We shall now apply these principles to the case before us. The trial justice appears to have premised his decision to grant mandamus on the ground that defendant was under a clear, legal, and ministerial duty to issue the permit. This was error because the record contains no evidence from which the trial justice could conclude that plaintiff's application conformed to all of the requirements of the building ordinance. We must therefore vacate the judgment appealed from and remand the case to the Superior Court to determine, in light of the rules discussed above, if plaintiff is entitled to the relief requested in her petition for mandamus.

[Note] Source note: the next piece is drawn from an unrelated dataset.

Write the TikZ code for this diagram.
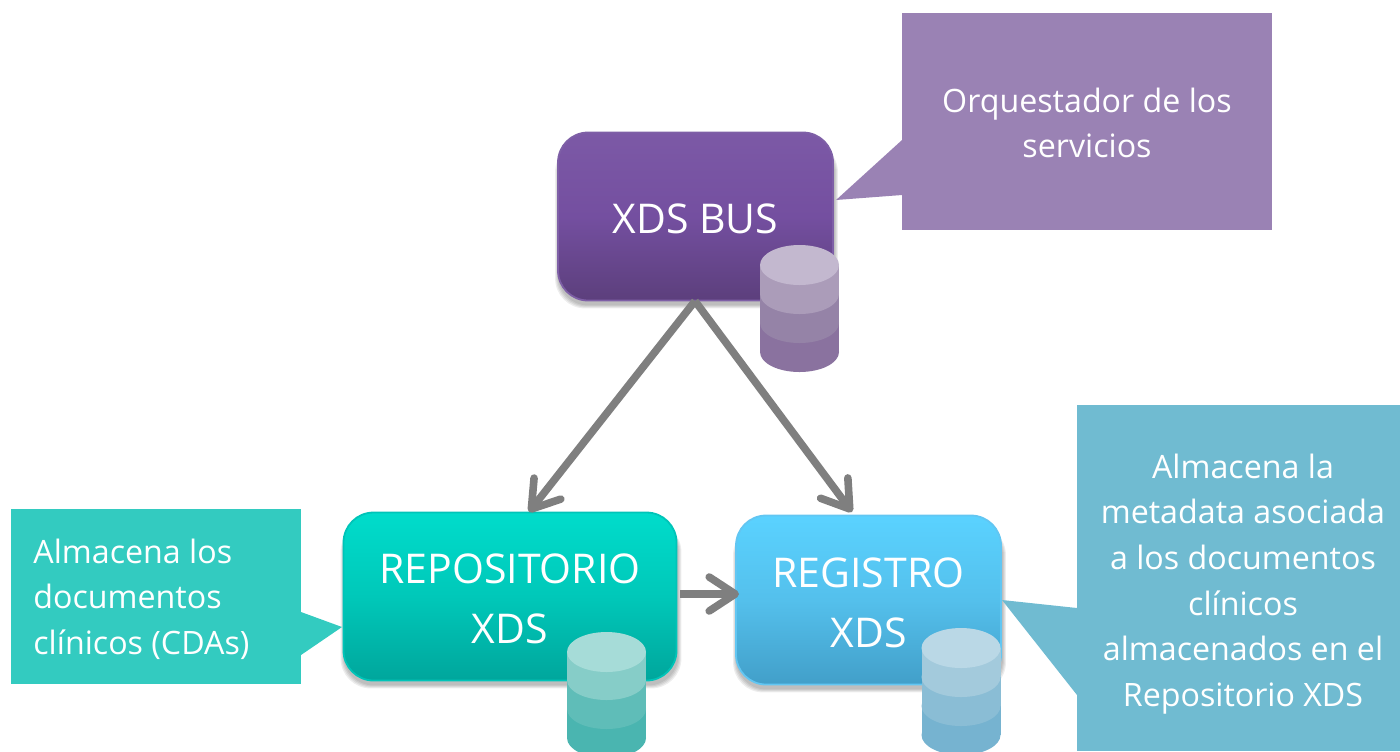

If it is determined that plaintiff is not entitled to a writ of mandamus directing defendant to issue the disputed building permit, then the trial court may grant such appropriate relief as may enable plaintiff to avail herself of the administrative remedies now provided when an application for a building permit has been denied by a local building inspector.

In view of the foregoing, we need not consider the defendant's final contention that the plaintiff's right to the building permit was defeated by a certain zoning ordinance adopted after she had filed her petition for mandamus but prior to any hearing thereon in the Superior Court.

The defendant's appeal is sustained, the judgment appealed from is vacated, and this case is remanded to the Superior Court for proceedings not inconsistent with this opinion.


[1] Pursuant to the authority delegated by G.L. 1956 (1968 Reenactment) chapter 27 of title 23 (repealed 1976), the Exeter Town Council adopted the Exeter Building Ordinance on April 22, 1968.